Film could open to more than $80 million

Eddie Redmayne in Fantastic Beasts and Where to Find Them 2016
Warner Bros.

Warner Bros. “Fantastic Beasts and Where to Find Them” cashed in on “Harry Potter” fever, hauling in $8.75 million in Thursday previews across approximately 3,900 locations.

That should put the spinoff of the film series based on J.K. Rowling’s novels about a boy wizard in good shape to hit the higher end of predictions, which have the movie opening north of $80 million this weekend, as it debuts in 4,144 theaters. Warner Bros. is taking a more conservative approach, expecting the film to come in comfortably above $70 million. The film has a solid 79 percent rating on Rotten Tomatoes.

The last “Harry Potter” movie, “Harry Potter and the Deathly Hallows Part 2,” set the all-time record for Thursday night showings, grossing $43.5 million when it hit theaters in July 2011. That mark held up until “Star Wars: The Force Awakens” reeled in a monster $57 million when it premiered in December. “Deathly Hallows Part 2” went on to make $381 million domestically and $1.3 billion worldwide.

“Fantastic Beasts” should also dethrone Disney-Marvel’s “Doctor Strange” from the top of the weekend box office, where it has sat for the last two weeks. The superhero flick starring Benedict Cumberbatch as the title character has already made more than $500 million worldwide.

“Fantastic Beasts” is set in the same magical universe as “Harry Potter” and stars Eddie Redmayne as Newt Scamander, a British “magizoologist” who travels to 1920s New York to hunt magical creatures. The film includes several fan favorite “Harry Potter” characters, including Aldus Dumbledore, Grendel and Gellert Grindelwald.

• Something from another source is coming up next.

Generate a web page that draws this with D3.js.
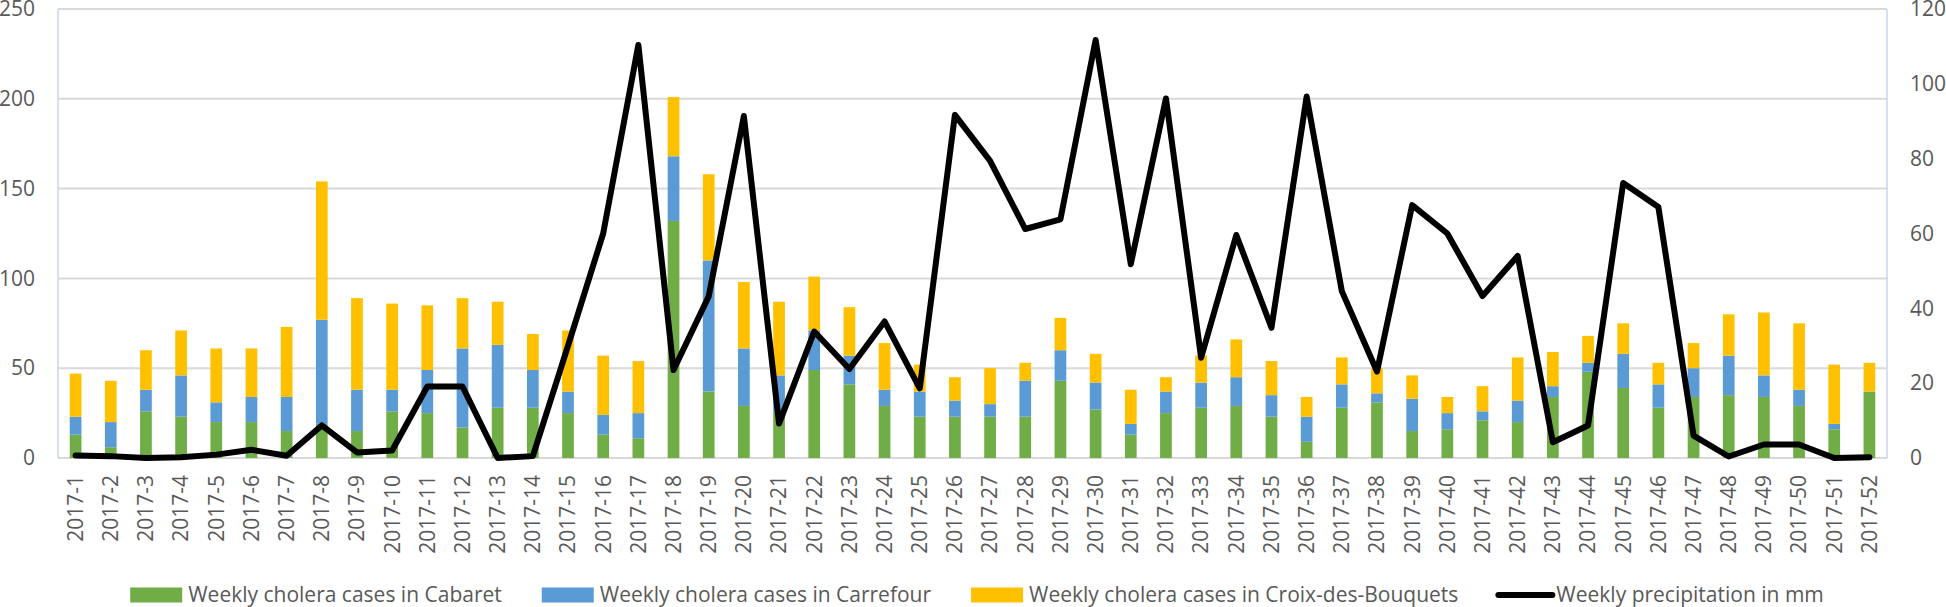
<!DOCTYPE html>
<html>
<head>
<meta charset="utf-8">
<script src="https://cdn.jsdelivr.net/npm/d3@7/dist/d3.min.js"></script>
<style>
  html, body { margin: 0; padding: 0; background: #fff; }
  svg { display: block; }
  text { font-family: "Open Sans", "Noto Sans", sans-serif; fill: #595959; }
</style>
</head>
<body>
<svg id="chart" width="1946" height="607"></svg>
<script>
const weeks = d3.range(1, 53).map(i => "2017-" + i);

const cabaret = [13,6,26,23,20,20,15,19,15,26,25,17,28,28,25,13,11,132,37,29,26,49,41,29,23,23,23,23,43,27,13,25,28,29,23,9,28,31,15,16,21,20,34,48,39,28,34,35,34,29,16,37];
const carrefour = [10,14,12,23,11,14,19,58,23,12,24,44,35,21,12,11,14,36,73,32,20,22,16,9,14,9,7,20,17,15,6,12,14,16,12,14,13,5,18,9,5,12,6,5,19,13,16,22,12,9,3,0];
const croix = [24,23,22,25,30,27,39,77,51,48,36,28,24,20,34,33,29,33,48,37,41,30,27,26,15,13,20,10,18,16,19,8,15,21,19,11,15,14,13,9,14,24,19,15,17,12,14,23,35,37,33,16];
const precipitation = [0.7,0.5,0,0.2,0.9,2.2,0.6,8.7,1.5,2.0,19.1,19.1,0,0.5,30,60,110.4,23.5,43.2,91.4,9.2,33.8,23.8,36.5,18.6,91.7,79.4,61.2,63.8,111.7,51.8,96.1,26.8,59.6,34.8,96.6,44.6,23.1,67.6,60,43.3,54,4.2,8.7,73.5,67.1,6.0,0.4,3.6,3.6,0,0.2];

const leftTicks = [0,50,100,150,200,250];
const rightTicks = [0,20,40,60,80,100,120];

const seriesNames = ["Weekly cholera cases in Cabaret","Weekly cholera cases in Carrefour","Weekly cholera cases in Croix-des-Bouquets"];
const lineName = "Weekly precipitation in mm";
const colors = ["#70ad47","#5b9bd5","#ffc000"];

const svg = d3.select("#chart");
const L = 58, R = 1887, T = 9, B = 458;

const x = d3.scaleBand().domain(weeks).range([L, R]).paddingInner(0.667).paddingOuter(0.3335);
const y = d3.scaleLinear().domain([0, 250]).range([B, T]);
const y2 = d3.scaleLinear().domain([0, 120]).range([B, T]);

// gridlines
svg.append("g").selectAll("line").data(leftTicks).join("line")
  .attr("x1", L).attr("x2", R)
  .attr("y1", d => y(d)).attr("y2", d => y(d))
  .attr("stroke", "#d9d9d9").attr("stroke-width", 2);

// axis lines (pale)
svg.append("line").attr("x1", L).attr("x2", L).attr("y1", T).attr("y2", B)
  .attr("stroke", "#c8d6ee").attr("stroke-width", 1.5);
svg.append("line").attr("x1", R).attr("x2", R).attr("y1", T).attr("y2", B)
  .attr("stroke", "#c8d6ee").attr("stroke-width", 1.5);

// stacked bars
const rows = weeks.map((w, i) => ({week: w, a: cabaret[i], b: carrefour[i], c: croix[i]}));
const stack = d3.stack().keys(["a","b","c"])(rows);
svg.append("g").selectAll("g").data(stack).join("g")
  .attr("fill", (d, i) => colors[i])
  .selectAll("rect").data(d => d).join("rect")
  .attr("x", d => x(d.data.week))
  .attr("width", x.bandwidth())
  .attr("y", d => y(d[1]))
  .attr("height", d => Math.max(0, y(d[0]) - y(d[1])));

// line
const line = d3.line()
  .x((d, i) => x(weeks[i]) + x.bandwidth() / 2)
  .y(d => y2(d));
svg.append("path").datum(precipitation)
  .attr("d", line)
  .attr("fill", "none").attr("stroke", "#000").attr("stroke-width", 6)
  .attr("stroke-linejoin", "round").attr("stroke-linecap", "round");

// left axis labels
const yAxis = d3.axisLeft(y).tickValues(leftTicks).tickSize(0).tickPadding(23);
const gy = svg.append("g").attr("transform", `translate(${L},0)`).call(yAxis);
gy.select(".domain").remove();
gy.selectAll("text").style("font-size", "21px").attr("fill", "#595959").style("font-family", "'Open Sans', sans-serif");

// right axis labels
const y2Axis = d3.axisRight(y2).tickValues(rightTicks).tickSize(0).tickPadding(23);
const gy2 = svg.append("g").attr("transform", `translate(${R},0)`).call(y2Axis);
gy2.select(".domain").remove();
gy2.selectAll("text").style("font-size", "21px").attr("fill", "#595959").style("font-family", "'Open Sans', sans-serif");

// x axis labels
const xAxis = d3.axisBottom(x).tickSize(0).tickPadding(0);
const gx = svg.append("g").attr("transform", `translate(0,${B})`).call(xAxis);
gx.select(".domain").remove();
gx.selectAll("text")
  .style("font-size", "21px").attr("fill", "#595959").style("font-family", "'Open Sans', sans-serif")
  .attr("text-anchor", "end")
  .attr("transform", "translate(0,17) rotate(-90)")
  .attr("x", 0).attr("y", 0).attr("dy", "0.35em");

// legend
const legendItems = seriesNames.map((n, i) => ({name: n, type: "rect", color: colors[i]}))
  .concat([{name: lineName, type: "line", color: "#000"}]);
const lg = svg.append("g");
const ly = 595;
let cx = 0;
const placed = [];
legendItems.forEach((it, i) => {
  const g = lg.append("g");
  if (it.type === "rect") {
    g.append("rect").attr("x", cx).attr("y", ly - 7.5).attr("width", 52).attr("height", 15).attr("fill", it.color);
  } else {
    g.append("line").attr("x1", cx).attr("x2", cx + 54).attr("y1", ly).attr("y2", ly)
      .attr("stroke", "#000").attr("stroke-width", 6).attr("stroke-linecap", "round");
  }
  const t = g.append("text").attr("x", cx + 58).attr("y", ly).attr("dy", "0.35em")
    .style("font-size", "21px").text(it.name);
  const w = t.node().getComputedTextLength();
  cx += 58 + w + 40;
});
const totalW = cx - 40;
lg.attr("transform", `translate(${(1946 - totalW) / 2 + 4},0)`);
</script>
</body>
</html>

Colin Farrell co-stars as Percival Graves, and the film also features Katherine Waterston, Jon Voight, Ezra Miller, Zoe Kravitz, Samantha Morton, Dan Fogler and Alison Sudol. David Yates, who directed the last four “Harry Potter” films, is at the helm of “Fantastic Beasts.”

“Fantastic Beasts” is based on the Rowling book of the same name, written as a mock textbook about magical creatures. The text is required reading for Hogwarts students in the “Harry Potter” novels.

Last month, Rowling — who also wrote the screenplay for “Fantastic Beasts” — announced that the latest film will be the first in a five-movie franchise. The second film, which has already been green-lit, will take place in a different major metropolis.

To ramp up the anticipation prior to “Fantastic Beasts,” all eight “Harry Potter” films were screened in IMAX during the week of Oct. 13.

None of the weekend’s other debutants, including Open Road’s boxing flick “Bleed for This” and STX’s “The Edge of Seventeen,” had Thursday night previews.